Something interesting happened at work today.
As you know, I’ve been feeling overwhelmed with my life lately. I guess I’ve been doing a bad job of hiding it. Today was really hard for me and my coworkers got worried. They know about most of my struggles right now and respectfully asked me to “not show my face around school for the rest of the week.”
I’ve been very reluctant to take any time off for various reasons. We’re already shorthanded and there are some very involved kids in our class this year. Still, it took the threat of physical violence for me to give in. I could be mad at them, but I’m touched by their concern. They’re the best.
Therefore, I’m taking the rest of the week off.
The second half of my semester started today and judging from the look of these syllabi, these people think I have nothing better to do than kill myself for this degree.
I have a job.
I have a family.
I should sleep every now and then.
Not fair at all.
I feel stupid.
Like my life is splintering apart.
Things to say, but I can’t.
Makes nothing better.
It doesn’t matter.
It still hurts
Took a trip to the botanical gardens again today.
It was great, but I got overheated and now I have a huge headache.
Didn’t hydrate properly.
Staying with my parents has been necessary for the past couple months. It isn’t the most desirable option, but it is the cheapest.
After spending two months under the same roof as my father again. I remember why I stopped visiting so much. He’s the type of guy that thinks that being loudest makes him the most correct. About everything.
It doesn’t matter the topic. He has to be right and will not accept being wrong. Heaven forbid you try to offer correct information or where to find it. He just gets louder and the way my now adult nerves are set up, I have to leave the room before I start cursing back at him.
But that is a challenge at times too. He won’t let you leave until he says what he has to say. You just have to stand there and take it. It’s infuriating.
I like the idea of my father, but he is far from my favorite person.
This is a little different from my usual posts but I had to tell you guys how great jKo is!
I found this company on Twitter while I was looking for Black owned businesses to support. This small cosmetics company doesn’t have a wide range of products, but what they do have is wonderful.
My first order consisted of their Body Butter in “Strawberry & Cream”. I coupled that with a shimmering, chocolate scented body oil called “Cocoa Kisses”. Both products smelled amazing and I though wearing both would be fine. The body butter seemed difficult to spread on my skin, but the coverage improved over time. My body heat probably warmed it up a bit. I coupled it with the body oil. Cocoa Kisses also helped soothe my super dry skin and left me shiny and sparkly for several hours. Overall, I liked both products and I decided to order something else.
The second time I ordered jKo’s Serene Skin facial cleanser and a lip gloss. My facial skin can be very sensitive at times and I was looking for gentler alternative that could still do the job. Upon my first use, I could tell that my skin would be happy with this product. It has a light minty aroma and left my skin feeling fresh and hydrated.

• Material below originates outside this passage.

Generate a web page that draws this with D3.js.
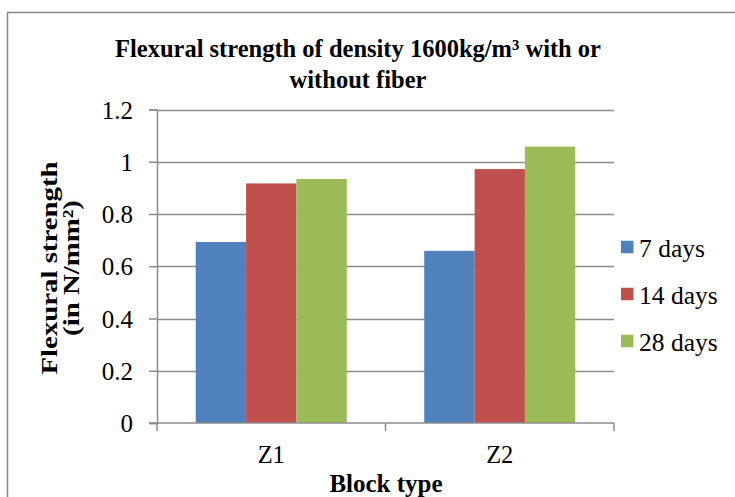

My gloss is a gold shimmer called “24 Karat”. I totally adore it! It doesn’t feel heavy on your lips and it adds a beautiful shine. I caught myself staring at my reflection in the sunlight more than once. There is little I like more than sparkles on dark skin!
Here’s the best part. jKo’s products are fairly priced. I haven’t spent more than $20 for any of my orders. If you follow them on Twitter, there are also discount codes and secret sales announced regularly. If you use the code “BEATCANCER”, you can save 15% off your purchase. That saved money goes towards the Breast Cancer Support and Research fund.
I am really happy with everything I’ve ordered from this little company and I’d encourage anyone to give them a shot. Here’s a link to the website!
Some days are harder than others.
I wish i wasn’t so tired all the time.
I’m tired again today. I’ve been busy all day and still not home yet. I better get enough time for sleeping tonight.
I will be upset otherwise.
Mondays are just draining for me. I’m exhausted.
Gonna sleep early tonight.
I want to buy all the things. Especially, Black owned things
All the makeup, even though it’s bad for my skin and I’m horrible at it.
All the clothes, even though they are expensive and I rarely leave the house.
All the trips, even though I’m not the biggest fan of people.
All the foods. even though I’m supposed to be trying to lose weight.
Buying things makes me feel good. Retail therapy is a real, but temporary solution to my emotional problems. It kinds of fills the voids that I have inside. Until it doesn’t anymore.
That happens too. Then things get really bad.
I hate being broke because I like buying things. When I can’t, my depression and anxiety enter a new level of irritating. Checking my bank account has reduced my to tears on many occasions.
Pardon my rambling. I’m trying to work through some things.